When Russia was threatening to first take over Crimea, President Obama and his administration mistook the troop movements as the southern front of a larger military exercise. The miscalculation left the United States unable to counter the Russians even if Washington had wanted to send troops. Time, distance and space were all in Russia's favor. They were closer, with more troops and knew what they wanted to do and when they were going to do it.
Being out maneuvered, President Obama then falls back to the old, but largely unsuccessful, method of economic sanctions. He would isolate Russia from the rest of the world economically. But that tactic takes time and has had a remarkably low success rate. Iran and Iraq have faced years of economic sanctions. Iran remains prosperous and had the Bushes not invaded Iraq, the Iraqi people would equally be prosperous.
Sanctions are tricky things. Too harsh and you risk starving the very people you want to pressure their leaders.
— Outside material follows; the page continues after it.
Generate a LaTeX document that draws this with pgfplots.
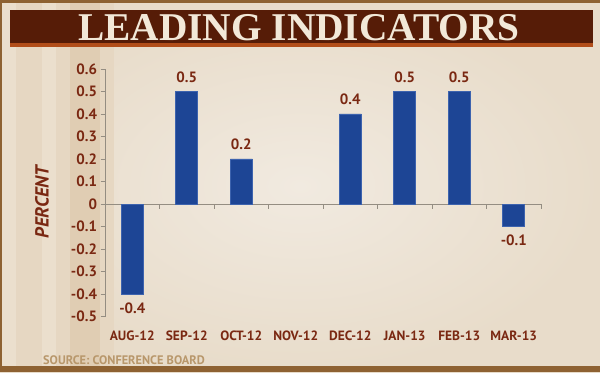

Too little and the citizens aren't compelled to seek change. And sometimes those that you are imposing sanctions on have ways of making your life difficult.
The Atlas V rockets that the US and NASA depend on for launching heavy payloads into orbit are powered by Russian RD-180 engines. With Atlas slated to assume 56% of the launches through 2020, an RD-180 shortage would cause payload delivery delays despite options existing today to mitigate them (Aviation Week). The immediate thorny issue is that Altas V has 38 launches on the manifest with only 16 RD-180s in the U.S. inventory, and supply is in question. A shift of 22 missions would call for an increase in Delta IV production and even in doing so the backlog for this rocket would not be met until fiscal 2019, according to the Aviation Week article.
But Russia's real trump card is energy. Europe needs Russian gas and oil. Enforcing too restrictive of a sanction against Russia means a very cold Europe. Russia needs to sell its energy and Putin is a far better statesman than Obama, especially when it comes to protecting national interests. It should come as no surprised that Reuters is reporting the following; " China and Russia signed a $400-billion gas supply deal on Wednesday, securing the world's top energy user a major source of cleaner fuel and opening up a new market for Moscow as it risks losing European customers over the Ukraine crisis."
Russia isn't cutting off Europe but the deal with China insures and departures by European countries will not have a great an impact on the Russian economy. Europe will be hard-pressed to find alternative sources for gas and oil at the same price point as Russia. We all love cheap energy.
China may have entered into a this deal in part to further complicate matters for the US. Attorney General Holder has decided to indict five officers of the People's Liberation Army (PLA) on cyber-warfare charges. It is doubtful that the officers will ever stand trial but Holder's actions have the US Navy more than a little concerned. The Navy feels this will lead to a backlash from China that may be expressed on the waters of the Pacific. Another potential miscalculation by Holder and his boss the President.
The lack of synchronization between the DOJ and DOD is jus the latest example of riffs between Obama and his administration. In 2012, the Obama administration produced a draft National Intelligence Estimate that reached a surprising conclusion: al Qaeda was no longer a direct threat to America (The Daily Beast). Senior intelligence officials would not go along with that assessment. Obama used this assassination of bin Laden and the al Qaeda assessment to run on in 2012. The White House continues to use these talking despite the information showing al Qaeda has increased operations, notably Libya (Benghazi), Nigeria (Boko Haram) and very likely Mali.
Not having access to those assessments, it's hard to know how much is fact and how much is bluster. What is distressing is how the intelligence community and military under the Obama administration lack a focus. They are being spread to thin with their attention diverted from everything including drawing down in Afghanistan to searching for the kidnapped girls in Nigeria. All the while Russia and China continue to move forward with their agenda.